On nous expliquait aussi hier que l'élection présidentielle au suffrage universel direct était la garantie d'un président au-dessus des partis, un président arbitre délaissant le quotidien pour veiller uniquement aux sujets essentiels. Nous en sommes loin. La réalité est que ce président est non seulement le chef de l'État, mais aussi le chef du gouvernement, le chef du parti majoritaire, un "chef de tout" régissant les moindres détails de la vie gouvernementale, parlementaire et partisane. Imagine-t-on le général de Gaulle recevant à l'Élysée sa majorité au grand complet ?
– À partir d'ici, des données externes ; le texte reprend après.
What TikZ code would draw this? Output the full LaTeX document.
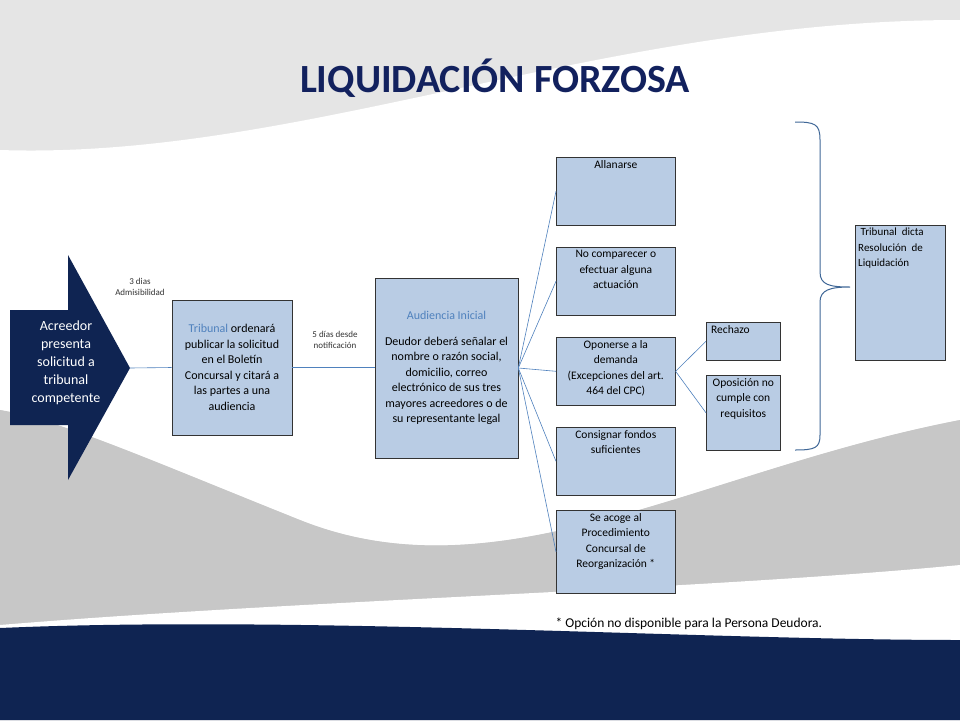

Septennat après septennat, quinquennat après quinquennat, cette élection a rendu "dingo" le monde politique français, l'a plongé dans une sorte de catharsis, ce phénomène de libération des passions que décrivait Aristote et qui se produit chez les spectateurs lors de la représentation d'une tragédie. La présidentielle n'est plus une élection : elle est devenue une obsession. Tellement, même, que le soir de l'élection présidentielle, la classe politique a déjà les yeux braqués sur l'élection suivante. Ce phénomène a été amplifié par l'instauration du quinquennat (qui a réduit aux acquêts les élections législatives) ainsi que par la pratique des primaires qui conduit les partis politiques à n'être plus qu'une addition d' écuries présidentielles. Les primaires deviennent l'élection présidentielle du pauvre, une compétition à laquelle tout le monde peut participer ; ce qui renforce encore un peu plus l'obsession.
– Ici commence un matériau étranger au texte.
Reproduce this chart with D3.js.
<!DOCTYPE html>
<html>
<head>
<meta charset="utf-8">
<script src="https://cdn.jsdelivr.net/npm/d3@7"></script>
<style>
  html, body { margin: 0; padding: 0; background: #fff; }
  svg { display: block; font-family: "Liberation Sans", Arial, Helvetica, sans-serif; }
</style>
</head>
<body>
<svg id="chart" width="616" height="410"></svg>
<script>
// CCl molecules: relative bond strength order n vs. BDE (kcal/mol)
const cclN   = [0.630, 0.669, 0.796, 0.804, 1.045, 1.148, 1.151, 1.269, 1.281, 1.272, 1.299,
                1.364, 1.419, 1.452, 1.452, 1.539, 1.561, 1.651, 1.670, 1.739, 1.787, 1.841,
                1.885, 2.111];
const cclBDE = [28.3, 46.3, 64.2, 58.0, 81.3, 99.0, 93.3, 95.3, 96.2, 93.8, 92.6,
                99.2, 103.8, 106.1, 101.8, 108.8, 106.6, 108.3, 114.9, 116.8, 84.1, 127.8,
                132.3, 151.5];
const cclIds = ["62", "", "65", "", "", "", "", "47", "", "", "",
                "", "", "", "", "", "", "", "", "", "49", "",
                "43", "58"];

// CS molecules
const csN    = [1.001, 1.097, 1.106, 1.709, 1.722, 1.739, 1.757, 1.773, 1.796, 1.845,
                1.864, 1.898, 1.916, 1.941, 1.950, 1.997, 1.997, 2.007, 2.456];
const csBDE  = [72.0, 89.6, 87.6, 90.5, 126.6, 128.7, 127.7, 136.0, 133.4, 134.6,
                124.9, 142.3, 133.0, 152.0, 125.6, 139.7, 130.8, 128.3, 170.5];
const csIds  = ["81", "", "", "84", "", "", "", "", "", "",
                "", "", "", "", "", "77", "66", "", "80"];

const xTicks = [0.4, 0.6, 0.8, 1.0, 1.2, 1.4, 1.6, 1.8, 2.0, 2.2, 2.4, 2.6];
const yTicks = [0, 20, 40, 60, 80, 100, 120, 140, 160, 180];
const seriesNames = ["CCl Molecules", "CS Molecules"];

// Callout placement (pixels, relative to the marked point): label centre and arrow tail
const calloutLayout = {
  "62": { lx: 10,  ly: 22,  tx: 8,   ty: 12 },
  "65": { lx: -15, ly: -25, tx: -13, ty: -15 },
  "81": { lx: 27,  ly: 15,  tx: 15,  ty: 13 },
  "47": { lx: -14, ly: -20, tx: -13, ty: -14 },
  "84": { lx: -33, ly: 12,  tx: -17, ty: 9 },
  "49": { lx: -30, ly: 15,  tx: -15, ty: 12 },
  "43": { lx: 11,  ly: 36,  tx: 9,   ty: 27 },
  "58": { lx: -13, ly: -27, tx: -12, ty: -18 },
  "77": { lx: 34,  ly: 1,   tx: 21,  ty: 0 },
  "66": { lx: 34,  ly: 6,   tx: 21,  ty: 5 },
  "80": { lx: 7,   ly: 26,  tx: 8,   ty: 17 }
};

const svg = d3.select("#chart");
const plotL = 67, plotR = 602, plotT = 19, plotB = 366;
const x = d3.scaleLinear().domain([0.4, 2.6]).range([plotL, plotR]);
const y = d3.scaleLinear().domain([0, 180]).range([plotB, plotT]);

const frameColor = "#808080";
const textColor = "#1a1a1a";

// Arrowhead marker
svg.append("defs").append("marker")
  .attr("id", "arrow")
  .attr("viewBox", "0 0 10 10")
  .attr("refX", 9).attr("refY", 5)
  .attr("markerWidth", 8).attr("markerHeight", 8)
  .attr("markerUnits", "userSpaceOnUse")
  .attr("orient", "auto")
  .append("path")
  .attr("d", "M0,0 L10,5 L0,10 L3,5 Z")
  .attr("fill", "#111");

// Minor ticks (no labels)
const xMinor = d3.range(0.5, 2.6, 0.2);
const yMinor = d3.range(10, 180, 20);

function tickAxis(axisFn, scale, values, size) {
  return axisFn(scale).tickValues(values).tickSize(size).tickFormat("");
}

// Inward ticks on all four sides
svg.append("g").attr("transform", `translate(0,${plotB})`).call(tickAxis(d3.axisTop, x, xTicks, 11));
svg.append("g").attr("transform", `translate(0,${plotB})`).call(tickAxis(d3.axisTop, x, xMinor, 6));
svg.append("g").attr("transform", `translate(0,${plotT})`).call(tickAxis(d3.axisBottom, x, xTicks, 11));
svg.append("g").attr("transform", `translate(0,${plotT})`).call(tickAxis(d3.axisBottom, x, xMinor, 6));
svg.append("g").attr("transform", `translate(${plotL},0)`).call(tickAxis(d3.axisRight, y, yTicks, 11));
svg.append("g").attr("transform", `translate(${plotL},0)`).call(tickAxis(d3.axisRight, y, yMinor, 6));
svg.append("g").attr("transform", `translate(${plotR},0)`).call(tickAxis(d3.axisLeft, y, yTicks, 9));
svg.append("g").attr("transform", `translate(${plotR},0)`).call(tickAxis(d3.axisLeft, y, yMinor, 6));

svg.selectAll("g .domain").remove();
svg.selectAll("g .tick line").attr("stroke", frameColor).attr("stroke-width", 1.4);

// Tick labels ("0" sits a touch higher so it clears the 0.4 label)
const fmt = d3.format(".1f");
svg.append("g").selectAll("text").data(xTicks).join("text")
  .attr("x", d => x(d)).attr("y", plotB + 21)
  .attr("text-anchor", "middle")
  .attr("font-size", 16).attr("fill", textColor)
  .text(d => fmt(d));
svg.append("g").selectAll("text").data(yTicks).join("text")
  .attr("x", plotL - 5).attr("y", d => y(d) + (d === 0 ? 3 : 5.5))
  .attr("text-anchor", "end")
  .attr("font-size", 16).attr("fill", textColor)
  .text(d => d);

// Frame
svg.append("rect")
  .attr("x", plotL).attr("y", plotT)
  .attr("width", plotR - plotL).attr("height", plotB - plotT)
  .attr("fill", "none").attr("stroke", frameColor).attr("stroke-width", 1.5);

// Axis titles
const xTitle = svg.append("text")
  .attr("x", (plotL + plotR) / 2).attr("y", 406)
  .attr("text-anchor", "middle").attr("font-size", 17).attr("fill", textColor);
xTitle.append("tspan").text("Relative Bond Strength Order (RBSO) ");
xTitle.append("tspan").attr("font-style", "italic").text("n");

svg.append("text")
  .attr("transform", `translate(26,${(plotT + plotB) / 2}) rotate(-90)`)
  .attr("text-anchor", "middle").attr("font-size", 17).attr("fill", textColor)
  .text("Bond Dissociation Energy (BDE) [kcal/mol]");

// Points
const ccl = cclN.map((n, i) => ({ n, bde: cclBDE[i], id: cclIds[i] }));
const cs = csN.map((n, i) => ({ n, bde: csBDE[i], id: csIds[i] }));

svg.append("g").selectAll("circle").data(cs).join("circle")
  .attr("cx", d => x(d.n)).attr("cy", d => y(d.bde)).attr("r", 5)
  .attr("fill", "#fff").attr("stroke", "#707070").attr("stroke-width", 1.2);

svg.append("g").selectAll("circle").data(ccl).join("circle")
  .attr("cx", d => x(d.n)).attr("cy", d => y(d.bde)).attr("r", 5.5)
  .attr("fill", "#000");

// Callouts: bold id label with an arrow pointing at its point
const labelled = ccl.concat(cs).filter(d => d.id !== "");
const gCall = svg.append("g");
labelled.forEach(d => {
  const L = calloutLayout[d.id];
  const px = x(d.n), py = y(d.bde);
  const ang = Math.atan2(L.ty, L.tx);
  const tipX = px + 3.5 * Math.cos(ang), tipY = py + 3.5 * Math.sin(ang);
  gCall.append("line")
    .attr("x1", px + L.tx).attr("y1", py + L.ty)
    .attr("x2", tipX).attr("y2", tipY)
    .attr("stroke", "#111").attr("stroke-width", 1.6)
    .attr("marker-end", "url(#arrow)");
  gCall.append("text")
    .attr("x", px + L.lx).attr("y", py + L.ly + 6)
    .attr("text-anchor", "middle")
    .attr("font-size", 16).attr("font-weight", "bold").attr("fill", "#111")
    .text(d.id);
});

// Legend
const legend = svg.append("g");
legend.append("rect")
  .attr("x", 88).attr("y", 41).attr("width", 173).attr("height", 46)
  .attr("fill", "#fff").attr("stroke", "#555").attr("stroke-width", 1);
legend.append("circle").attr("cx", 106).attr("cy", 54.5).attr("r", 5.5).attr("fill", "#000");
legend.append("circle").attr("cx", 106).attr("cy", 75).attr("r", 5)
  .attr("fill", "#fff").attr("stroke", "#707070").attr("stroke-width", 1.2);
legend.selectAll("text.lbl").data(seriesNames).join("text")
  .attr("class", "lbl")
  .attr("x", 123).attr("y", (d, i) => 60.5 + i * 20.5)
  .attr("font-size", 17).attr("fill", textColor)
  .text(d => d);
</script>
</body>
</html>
Mais surtout, et c'est probablement cela le plus grave s'agissant de l'intérêt général et de notre capacité à mener les réformes qu'impose la mondialisation des économies, l'élection présidentielle empêche la construction d'un projet collectif capable de rassembler au sein de son parti puis ensuite au-delà de son propre parti pour bâtir un programme de gouvernement sur les bases politiques les plus larges possibles.
Regardons par exemple ce qui se passe en Allemagne où les programmes politiques de chaque formation sont déjà conçus pour pouvoir construire des coalitions au lendemain de l'élection. C'est tout le contraire de ce qui se passe en France où chaque candidat et chaque écurie cultivent au contraire son égo et sa différence juste pour pouvoir justifier son existence politique. C'est ainsi que l'on parvient à des propositions démagogiques et irréalisables jetées à la va-vite dans les medias. Souvenons-vous de la taxe à 75% ou des 50 000 enseignants de plus annoncés par François Hollande dans une impréparation totale. L'élection présidentielle au suffrage universel fait naître chez nos compatriotes un espoir immense, lequel est bien entendu immédiatement déçu compte tenu de l'impéritie des programmes. Voilà qui nourrit chaque fois un peu plus les extrêmes qui contestent le régime lui-même.
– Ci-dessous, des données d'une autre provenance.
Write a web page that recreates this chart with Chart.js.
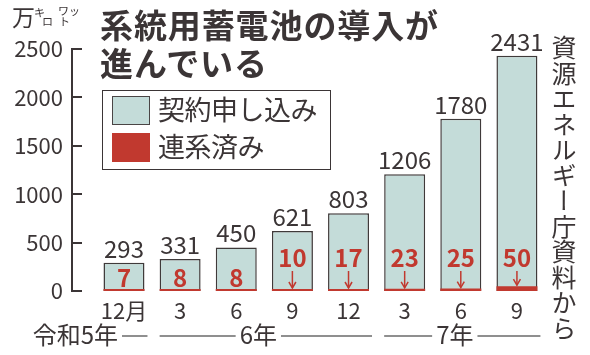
<!DOCTYPE html>
<html><head><meta charset="utf-8">
<script src="https://cdn.jsdelivr.net/npm/chart.js@4.4.1/dist/chart.umd.min.js"></script>
<style>
html,body{margin:0;padding:0;background:#fff;}
#wrap{position:relative;width:590px;height:355px;overflow:hidden;font-family:"Noto Sans CJK JP","Noto Sans",sans-serif;color:#3b3536;}
#c{position:absolute;left:0;top:0;}
.title{position:absolute;left:100px;top:5px;font-size:33px;font-weight:700;line-height:38px;letter-spacing:0.9px;white-space:nowrap;}
.legend{position:absolute;left:102px;top:90px;width:229px;height:80px;border:1.5px solid #3b3536;box-sizing:border-box;background:#fff;}
.li{position:absolute;left:9px;height:30px;font-size:27px;line-height:30px;white-space:nowrap;letter-spacing:-0.5px;}
.sw{position:absolute;left:0;top:0;width:38px;height:29px;box-sizing:border-box;}
.li span.t{position:absolute;left:46px;top:-2px;}
.unit{position:absolute;left:12px;top:1px;font-size:23px;line-height:30px;}
.sm{position:absolute;font-size:11px;line-height:11px;}
.src{position:absolute;left:550px;top:35px;writing-mode:vertical-rl;font-size:25px;line-height:28px;letter-spacing:0.5px;white-space:nowrap;}
</style></head>
<body>
<div id="wrap">
<canvas id="c" width="590" height="355"></canvas>
<div class="title">系統用蓄電池の導入が<br>進んでいる</div>
<div class="legend">
  <div class="li" style="top:5px"><div class="sw" style="background:#c4dcd9;border:1px solid #4a4545"></div><span class="t">契約申し込み</span></div>
  <div class="li" style="top:42px"><div class="sw" style="background:#c1392f"></div><span class="t">連系済み</span></div>
</div>
<div class="unit">万</div>
<div class="sm" style="left:34px;top:7px">キ</div>
<div class="sm" style="left:42px;top:16px">ロ</div>
<div class="sm" style="left:58px;top:5px">ワッ</div>
<div class="sm" style="left:59px;top:16px">ト</div>
<div class="src">資源エネルギー庁資料から</div>
</div>
<script>
const periods = ['12月', '3', '6', '9', '12', '3', '6', '9'];
const applied = [293, 331, 450, 621, 803, 1206, 1780, 2431];
const connected = [7, 8, 8, 10, 17, 23, 25, 50];
const yTicks = [0, 500, 1000, 1500, 2000, 2500];
const yearLabels = ['令和5年', '6年', '7年'];
const yearStart = [0, 1, 5];
const yearEnd = [0, 4, 7];

const FAMILY = '"Noto Sans CJK JP", "Noto Sans", sans-serif';
const TEXT = '#3b3536';
const CYAN = '#c4dcd9';
const RED = '#c1392f';

const annot = {
  id: 'annot',
  afterDatasetsDraw(chart) {
    const ctx = chart.ctx, xs = chart.scales.x, ys = chart.scales.y;
    const zero = ys.getPixelForValue(0);
    const area = chart.chartArea;
    const meta = chart.getDatasetMeta(0);
    ctx.save();
    // inward y ticks
    ctx.strokeStyle = TEXT; ctx.lineWidth = 2;
    yTicks.forEach(v => {
      const y = Math.round(ys.getPixelForValue(v));
      ctx.beginPath(); ctx.moveTo(area.left - 1, y); ctx.lineTo(area.left + 10, y); ctx.stroke();
    });
    // totals
    ctx.fillStyle = TEXT; ctx.textAlign = 'center'; ctx.textBaseline = 'alphabetic';
    ctx.font = '24px ' + FAMILY;
    applied.forEach((v, i) => {
      ctx.fillText(String(v), xs.getPixelForValue(i), ys.getPixelForValue(v) - 5);
    });
    // connected labels + arrows
    ctx.font = 'bold 24px ' + FAMILY;
    ctx.fillStyle = RED; ctx.strokeStyle = RED; ctx.lineWidth = 1.5;
    connected.forEach((v, i) => {
      const x = xs.getPixelForValue(i);
      const barH = zero - ys.getPixelForValue(applied[i]);
      if (barH > 55) {
        const base = zero - 24;
        ctx.fillText(String(v), x, base);
        const y0 = base + 4;
        const y1 = Math.min(zero - 3, ys.getPixelForValue(v) - 1);
        ctx.beginPath(); ctx.moveTo(x, y0); ctx.lineTo(x, y1); ctx.stroke();
        ctx.beginPath(); ctx.moveTo(x - 3.5, y1 - 6); ctx.lineTo(x, y1); ctx.lineTo(x + 3.5, y1 - 6); ctx.stroke();
      } else {
        ctx.fillText(String(v), x, zero - 4);
      }
    });
    // year row
    ctx.font = '24px ' + FAMILY;
    ctx.fillStyle = TEXT; ctx.textBaseline = 'middle';
    ctx.strokeStyle = '#8f8f8f'; ctx.lineWidth = 2;
    const yRow = 335;
    const half = meta.data[0].width / 2;
    yearLabels.forEach((lab, g) => {
      const sL = xs.getPixelForValue(yearStart[g]) - half;
      const sR = xs.getPixelForValue(yearEnd[g]) + half;
      const w = ctx.measureText(lab).width;
      let tL, tR;
      if (w + 16 > sR - sL) {
        tR = xs.getPixelForValue(yearStart[g]) - 6; tL = tR - w;
      } else {
        const c = (sL + sR) / 2 - 6; tL = c - w / 2; tR = c + w / 2;
      }
      ctx.textAlign = 'left';
      ctx.fillText(lab, tL, yRow);
      if (tL - 4 - sL > 2) { ctx.beginPath(); ctx.moveTo(sL, yRow + 1); ctx.lineTo(tL - 4, yRow + 1); ctx.stroke(); }
      if (sR + 3 - (tR + 4) > 2) { ctx.beginPath(); ctx.moveTo(tR + 4, yRow + 1); ctx.lineTo(sR + 3, yRow + 1); ctx.stroke(); }
    });
    ctx.restore();
  }
};

new Chart(document.getElementById('c'), {
  type: 'bar',
  data: {
    datasets: [
      {
        label: '契約申し込み',
        data: applied.map((v, i) => ({ x: i, y: v })),
        backgroundColor: CYAN, borderColor: '#3f3a3a', borderWidth: 1.5, borderSkipped: 'bottom',
        grouped: false, order: 1, barPercentage: 0.73, categoryPercentage: 1
      },
      {
        label: '連系済み',
        data: connected.map((v, i) => ({ x: i, y: v })),
        backgroundColor: RED, borderWidth: 0, minBarLength: 2,
        grouped: false, order: 0, barPercentage: 0.73, categoryPercentage: 1
      }
    ]
  },
  options: {
    responsive: false, animation: false, devicePixelRatio: 1,
    layout: { padding: { top: 49, right: 45, left: 0, bottom: 0 } },
    plugins: { legend: { display: false }, tooltip: { enabled: false } },
    scales: {
      x: {
        type: 'linear', min: -0.926, max: 7.5, offset: false,
        afterBuildTicks: s => { s.ticks = periods.map((_, i) => ({ value: i })); },
        afterFit: s => { s.height = 64; },
        ticks: { callback: v => periods[v] ?? '', autoSkip: false, maxRotation: 0, padding: 6,
                 font: { size: 22, family: FAMILY }, color: TEXT },
        grid: { display: false, drawTicks: false },
        border: { display: false }
      },
      y: {
        min: 0, max: 2500,
        afterBuildTicks: s => { s.ticks = yTicks.map(v => ({ value: v })); },
        afterFit: s => { s.width = 72; },
        ticks: { callback: v => String(v), padding: 9, font: { size: 22, family: FAMILY }, color: TEXT },
        grid: { display: false, drawTicks: false },
        border: { display: true, color: TEXT, width: 2 }
      }
    }
  },
  plugins: [annot]
});
</script>
</body></html>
Voilà pourquoi je souhaite que nous revenions à l'esprit parlementaire de la constitution de 1958 avec un président arbitre qui ne soit plus élu au suffrage universel direct mais désigné par un collège de grands électeurs - les élus locaux ? - et un premier ministre qui soit le vrai chef du gouvernement et le dépositaire de la collégialité gouvernementale. La démocratie française se rapprocherait ainsi des grandes démocraties parlementaires européennes et conjuguerait à nouveau stabilité et efficacité.